ING Groep, the largest Dutch financial services company, reported on Wednesday a better than expected first-quarter underlying pretax profit of 1.65 billion euros, up 39 percent from a year ago. Analysts polled for Reuters had seen underlying pretax profit figure at 1.45 billion euros, up from 1.19 billion in the same period of 2016.
The company cited growth of 5.7 billion euros in core lending and 6.7 billion euros in new customer deposits, even as bad loans fell. ING has been winning customers, notably in Germany, on the strength of its mobile telephone banking software, and limiting its costs by building few branch offices in the countries where it is expanding.
The results reflect "continued loan growth, good cost control and relatively low risk costs," CEO Ralph Hamers said in a statement. "Wholesale Banking's contribution was particularly strong, led by higher income from Financial Markets and commissions." Net interest margin inched higher to 1.52 percent from 1.51 percent, while income from commissions at its wholesale banking division grew 12 percent to 682 million euros.

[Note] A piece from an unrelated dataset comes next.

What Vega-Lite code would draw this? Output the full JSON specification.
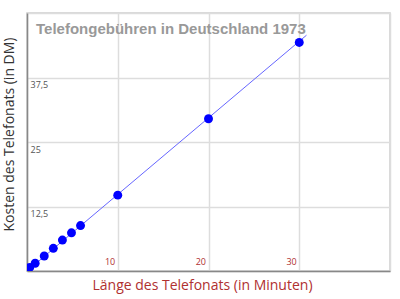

The group's common Tier 1 equity, a common measure of solvency at banks, improved to 14.5 percent from 14.2 percent at year end. The company added 133 million euros to bad loan provisions in the quarter, down from 265 million euros in the same quarter of 2016. Net profit of 1.14 billion euros ($1.24 billion) was down from 1.257 billion euros in the same period a year ago. The 2016 figures were helped by a one-time profit of 506 million euros from the sale of shares in former subsidiary NN Group.